Ähnlich äußerte sich auch der Fraktionsvorsitzende der Grünen, Benjamin Raschke. Der Grünen-Politiker erinnerte an die Schaffung neuer Familienzentren und die beitragsfreie Kita für Kinder unter drei Jahren, die von der Kenia-Koalition eingeführt wurde.

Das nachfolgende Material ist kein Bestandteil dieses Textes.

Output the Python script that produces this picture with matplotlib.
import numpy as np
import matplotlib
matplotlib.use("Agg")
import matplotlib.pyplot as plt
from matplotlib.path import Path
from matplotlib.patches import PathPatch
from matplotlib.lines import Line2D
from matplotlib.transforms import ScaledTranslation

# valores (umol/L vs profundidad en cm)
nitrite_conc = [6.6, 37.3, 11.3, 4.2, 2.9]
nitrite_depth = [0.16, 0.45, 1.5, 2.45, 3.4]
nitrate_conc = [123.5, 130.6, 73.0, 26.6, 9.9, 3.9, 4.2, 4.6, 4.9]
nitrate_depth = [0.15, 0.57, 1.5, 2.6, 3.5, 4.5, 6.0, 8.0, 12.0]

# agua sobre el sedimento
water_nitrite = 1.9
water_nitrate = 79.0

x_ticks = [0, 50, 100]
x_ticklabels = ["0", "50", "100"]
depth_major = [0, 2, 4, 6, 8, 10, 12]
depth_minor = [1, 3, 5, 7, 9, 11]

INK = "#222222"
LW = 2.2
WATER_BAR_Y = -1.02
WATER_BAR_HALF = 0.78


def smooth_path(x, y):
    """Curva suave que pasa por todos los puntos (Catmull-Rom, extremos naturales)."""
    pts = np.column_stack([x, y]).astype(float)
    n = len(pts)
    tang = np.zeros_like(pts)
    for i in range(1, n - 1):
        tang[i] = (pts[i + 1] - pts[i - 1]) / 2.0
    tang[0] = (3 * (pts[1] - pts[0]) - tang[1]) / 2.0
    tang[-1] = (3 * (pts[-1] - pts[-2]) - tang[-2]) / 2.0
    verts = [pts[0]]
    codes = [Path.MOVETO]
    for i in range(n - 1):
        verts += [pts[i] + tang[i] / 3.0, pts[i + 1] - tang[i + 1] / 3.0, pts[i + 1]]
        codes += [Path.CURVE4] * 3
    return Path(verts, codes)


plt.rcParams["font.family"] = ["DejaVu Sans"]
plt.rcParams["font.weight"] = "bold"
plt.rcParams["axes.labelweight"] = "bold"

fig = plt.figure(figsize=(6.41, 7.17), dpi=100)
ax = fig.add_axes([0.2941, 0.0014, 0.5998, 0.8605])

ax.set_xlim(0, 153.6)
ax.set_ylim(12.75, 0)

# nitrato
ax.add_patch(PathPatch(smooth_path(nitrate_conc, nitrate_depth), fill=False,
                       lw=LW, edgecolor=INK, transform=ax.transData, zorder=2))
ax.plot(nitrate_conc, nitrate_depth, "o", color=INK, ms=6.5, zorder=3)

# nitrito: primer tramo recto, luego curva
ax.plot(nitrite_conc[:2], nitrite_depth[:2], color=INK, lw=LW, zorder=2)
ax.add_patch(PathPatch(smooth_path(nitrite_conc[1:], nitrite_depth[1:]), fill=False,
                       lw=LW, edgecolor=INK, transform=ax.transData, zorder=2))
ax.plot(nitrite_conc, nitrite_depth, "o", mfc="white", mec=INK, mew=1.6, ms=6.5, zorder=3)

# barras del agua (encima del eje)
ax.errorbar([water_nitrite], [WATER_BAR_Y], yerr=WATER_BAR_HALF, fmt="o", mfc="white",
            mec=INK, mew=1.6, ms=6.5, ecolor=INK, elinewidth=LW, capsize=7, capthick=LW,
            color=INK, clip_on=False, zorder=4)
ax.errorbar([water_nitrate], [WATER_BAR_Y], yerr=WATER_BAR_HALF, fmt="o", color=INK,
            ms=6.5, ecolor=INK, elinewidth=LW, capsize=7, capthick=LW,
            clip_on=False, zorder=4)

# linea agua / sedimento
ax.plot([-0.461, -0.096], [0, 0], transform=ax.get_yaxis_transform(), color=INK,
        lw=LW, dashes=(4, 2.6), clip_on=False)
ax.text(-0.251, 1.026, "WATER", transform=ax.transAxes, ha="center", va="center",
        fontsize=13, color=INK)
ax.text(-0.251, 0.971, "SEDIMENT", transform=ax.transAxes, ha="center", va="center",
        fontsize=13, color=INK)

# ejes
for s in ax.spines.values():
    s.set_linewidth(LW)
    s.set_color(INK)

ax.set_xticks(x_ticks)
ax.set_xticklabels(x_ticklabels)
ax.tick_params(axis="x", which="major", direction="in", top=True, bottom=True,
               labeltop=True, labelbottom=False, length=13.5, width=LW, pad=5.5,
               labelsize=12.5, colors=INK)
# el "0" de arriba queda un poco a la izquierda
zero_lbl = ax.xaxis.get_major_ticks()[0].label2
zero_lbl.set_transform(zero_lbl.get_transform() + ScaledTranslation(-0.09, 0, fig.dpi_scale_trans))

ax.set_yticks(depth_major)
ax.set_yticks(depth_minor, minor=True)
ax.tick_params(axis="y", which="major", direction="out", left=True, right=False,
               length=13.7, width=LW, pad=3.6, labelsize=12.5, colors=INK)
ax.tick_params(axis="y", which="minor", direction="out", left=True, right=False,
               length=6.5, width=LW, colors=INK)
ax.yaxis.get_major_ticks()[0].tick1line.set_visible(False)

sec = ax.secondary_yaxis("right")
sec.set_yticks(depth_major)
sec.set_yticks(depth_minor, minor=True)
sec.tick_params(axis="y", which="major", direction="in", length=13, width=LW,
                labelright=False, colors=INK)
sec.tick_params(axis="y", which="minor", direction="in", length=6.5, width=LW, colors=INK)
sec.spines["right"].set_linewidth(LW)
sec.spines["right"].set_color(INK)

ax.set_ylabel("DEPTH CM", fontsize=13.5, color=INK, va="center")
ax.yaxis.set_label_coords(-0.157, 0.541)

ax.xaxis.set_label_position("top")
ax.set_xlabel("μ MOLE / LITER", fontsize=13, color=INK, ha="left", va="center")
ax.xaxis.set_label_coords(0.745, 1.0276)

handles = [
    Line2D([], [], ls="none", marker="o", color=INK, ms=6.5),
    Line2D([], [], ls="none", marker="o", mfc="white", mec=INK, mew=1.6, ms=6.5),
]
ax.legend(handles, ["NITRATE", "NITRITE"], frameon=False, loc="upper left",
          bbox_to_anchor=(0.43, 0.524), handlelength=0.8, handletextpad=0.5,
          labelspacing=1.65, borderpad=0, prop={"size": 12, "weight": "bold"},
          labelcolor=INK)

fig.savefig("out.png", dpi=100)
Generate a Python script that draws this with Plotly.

Für die kommende Legislaturperiode forderte er neue Tariftreuereglungen und die Gründung einer landeseigenen Wohnungsbaugesellschaft, um mehr günstige Wohnungen im Land zu haben.
Differenziert äußerte sich der Abgeordnete der Freien Wähler, Matthias Stefke. „Um auch zukünftig Hilfe für die Bedürftigen leisten zu können, muss die soziale Hängematte straff gezogen werden“, sagte Stefke. Es dürfe sich für Bürgergeld-Empfänger nicht rechnen, zu Hause zu bleiben, während andere hart arbeiten müssten. Aus dem Rahmen fiel am Donnerstag nur der Vorsitzende der AfD-Landtagsfraktion, Hans-Christoph Berndt. Er nutzte die Debatte dagegen zu einer Generalabrechnung mit den Linken.
„Der Begriff Armut eröffnet Ihnen viele Möglichkeiten, ihren Gleichheitswahn auszuleben“, sagte Berndt. Die Linken betrieben eine „langfristige Verarmung Deutschlands“. Dies gelte besonders für die „sozial-ökologische Transformation“, etwa das Heizungsgesetz. „Brandenburg verarmt, weil die Altparteien der Meinung sind, wir müssten unseren Wohlstand opfern, um die Welt zu retten“, sagte Berndt. Das sei Verrat an der kommenden Generation.